In the famous annual festival called the Running of the Bulls, participants run like hell to avoid being gored and trampled to death by a herd of rampaging bulls. In the Running of the Bears, which occurs every seven or eight years but is no festival, participants run like hell to avoid being gored and trampled by a stock market turned bad.

Now if one had begun to run from this market six months ago you would be well ahead of the pack. But where to run now that the bear is in full stride? To US Treasuries that pay, well, nothing ‘To cash, which now pays next to nothing’ Or perhaps GICs, which offer a couple of measly percent in return for being locked into an investment that will itself get trampled when inflation eventually returns.

Those who are convinced that this market is still capable of spilling blood don’t have to run, they could turn and fight. There are financial products readily available in the Canadian market that allow speculators to profit when the market declines. For example, Horizons BetaPro (www.hbpetfs.com) has developed a range of Exchange Traded Funds that trade just like a normal stock on the Toronto Stock Exchange and can be cheap and easy to purchase.

The ‘Bear ETFs’ they offer have the objective of earning investors two times the inverse price change of the underlying investment. So if you think the US stock market (as represented by the S&P500 index of the largest American corporations) will lose 5% tomorrow, or next week, you could profit to the tune of 10% before costs.

It is quite possible we haven’t yet seen the worst of this bear. The Toronto exchange hit a low of 7647 in November and any break below that level could see us on the way to 6000 or lower. But short-term stock prices are very difficult to bet on and personally speaking, if I was going to speculate on something I’d feel more comfortable at a poker table.

I think that to run now puts you on the wrong side of both history and the economic changes to come. The current economic turmoil is a painful but completely necessary way to purge the excesses of free-market capitalism run amok. While the foundations of the global economic system are being shuttered and torn down, there are clear indications from a new US administration that the new structure will not be rebuilt like the last.

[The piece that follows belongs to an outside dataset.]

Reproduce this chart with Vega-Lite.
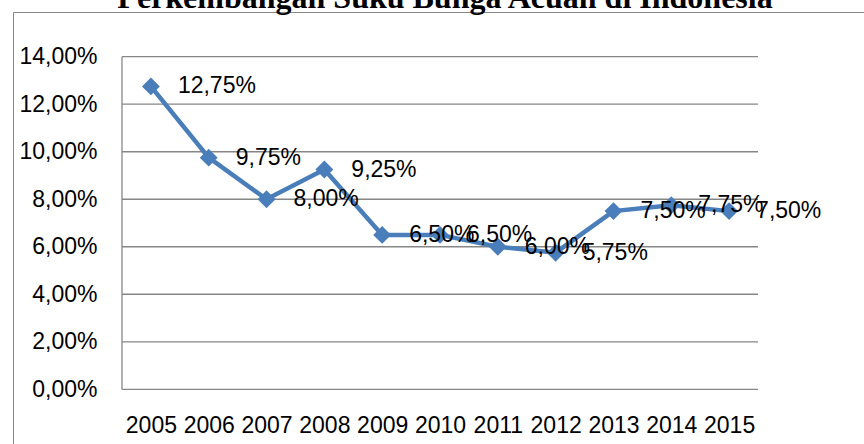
{
  "$schema": "https://vega.github.io/schema/vega-lite/v6.json",
  "autosize": {"type": "none"},
  "padding": {"left": 13, "top": 12, "right": 0, "bottom": 0},
  "width": 864,
  "height": 440,
  "background": "white",
  "config": {
    "view": {"stroke": "#878787", "strokeWidth": 1},
    "locale": {"number": {"decimal": ",", "thousands": ".", "grouping": [3], "currency": ["", ""]}},
    "font": "Liberation Sans"
  },
  "title": {
    "text": "Perkembangan Suku Bunga Acuan di Indonesia",
    "font": "Liberation Serif",
    "fontSize": 32,
    "fontWeight": "bold",
    "color": "black",
    "anchor": "middle",
    "baseline": "alphabetic",
    "frame": "group",
    "offset": 0,
    "dy": 28
  },
  "datasets": {
    "rates": [
      {"year": 2005, "rate": 0.1275},
      {"year": 2006, "rate": 0.0975},
      {"year": 2007, "rate": 0.08},
      {"year": 2008, "rate": 0.0925},
      {"year": 2009, "rate": 0.065},
      {"year": 2010, "rate": 0.065},
      {"year": 2011, "rate": 0.06},
      {"year": 2012, "rate": 0.0575},
      {"year": 2013, "rate": 0.075},
      {"year": 2014, "rate": 0.0775},
      {"year": 2015, "rate": 0.075}
    ],
    "grid": [
      {"v": 0}, {"v": 0.02}, {"v": 0.04}, {"v": 0.06}, {"v": 0.08}, {"v": 0.1}, {"v": 0.12}, {"v": 0.14}
    ]
  },
  "layer": [
    {
      "data": {"name": "grid"},
      "mark": {"type": "rule", "color": "#868686", "strokeWidth": 1.3},
      "encoding": {
        "y": {
          "field": "v", "type": "quantitative",
          "scale": {"domain": [-0.026392, 0.158816], "nice": false, "zero": false},
          "axis": {
            "orient": "left", "offset": -109, "values": [0, 0.02, 0.04, 0.06, 0.08, 0.1, 0.12, 0.14],
            "format": ".2%", "domain": false, "ticks": false, "grid": false,
            "labelPadding": 25, "labelFontSize": 23, "labelColor": "black", "labelFont": "Liberation Sans",
            "title": null
          }
        },
        "x": {
          "datum": 2004.5, "type": "quantitative",
          "scale": {"domain": [2002.615, 2017.558], "nice": false, "zero": false},
          "axis": {
            "orient": "bottom", "offset": -62.7, "values": [2005, 2006, 2007, 2008, 2009, 2010, 2011, 2012, 2013, 2014, 2015],
            "format": "d", "domain": false, "ticks": false, "grid": false,
            "labelPadding": 25, "labelFontSize": 23, "labelColor": "black", "labelFont": "Liberation Sans",
            "labelFlush": false, "labelOverlap": false, "title": null
          }
        },
        "x2": {"datum": 2015.5}
      }
    },
    {
      "data": {"values": [{"a": 0, "b": 0.14}]},
      "mark": {"type": "rule", "color": "#868686", "strokeWidth": 1.3},
      "encoding": {
        "x": {"datum": 2004.5, "type": "quantitative"},
        "y": {"field": "a", "type": "quantitative"},
        "y2": {"field": "b"}
      }
    },
    {
      "data": {"name": "rates"},
      "mark": {"type": "line", "color": "#4A7EBB", "strokeWidth": 4.5},
      "encoding": {
        "x": {"field": "year", "type": "quantitative"},
        "y": {"field": "rate", "type": "quantitative"}
      }
    },
    {
      "data": {"name": "rates"},
      "mark": {"type": "point", "shape": "diamond", "filled": true, "color": "#4A7EBB", "size": 320, "opacity": 1},
      "encoding": {
        "x": {"field": "year", "type": "quantitative"},
        "y": {"field": "rate", "type": "quantitative"}
      }
    },
    {
      "data": {"name": "rates"},
      "mark": {"type": "text", "align": "left", "baseline": "middle", "dx": 27, "fontSize": 23, "color": "black", "font": "Liberation Sans"},
      "encoding": {
        "x": {"field": "year", "type": "quantitative"},
        "y": {"field": "rate", "type": "quantitative"},
        "text": {"field": "rate", "type": "quantitative", "format": ".2%"}
      }
    }
  ]
}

The stimulus package being put to work in the US comes with controls and incentives meant to influence the behaviour of business in the broadest sense. Its emphasis on infrastructure, education, health care and renewable energy could usher in a renewed era of American sway and leadership, and many hope the lexicon changes so that ‘GDP’ might signify Gross Domestic Prosperity instead of Gross Domestic Product, and ‘progress’ might replace ‘growth’ as a way to measure economic vitality.

I’m concerned however that Canada is lagging behind with our reliance on traditional methods of resource exploitation. When will countries decline to buy our dirty oil unless we do something about dealing with the environmental fallout? You think President Obama might be a little troubled by the consequences of replacing oil from the Middle East with oil from Canadian tar sands?

The new US Energy Secretary Stephen Chu is a Nobel Prize-winning physicist who supports the adoption of national carbon emission caps. Alberta is currently spending $2-billion to develop the means of sequestering large amounts of carbon dioxide underground. Yet our federal government is reducing funding for key areas of scientific research and we continue to outsource technical expertise to foreign corporations that are much further ahead in developing solutions to urgent environmental challenges (see GE, Philips or Vestas for examples).

There will be many opportunities for business to benefit from the green retooling of our infrastructure. And therein lies one of the key questions that socially responsible investors might ask as a more progressive economy takes root. Not where to run and hide from the bears, but how to position for an economic metamorphosis that may take another generation to fully unfold.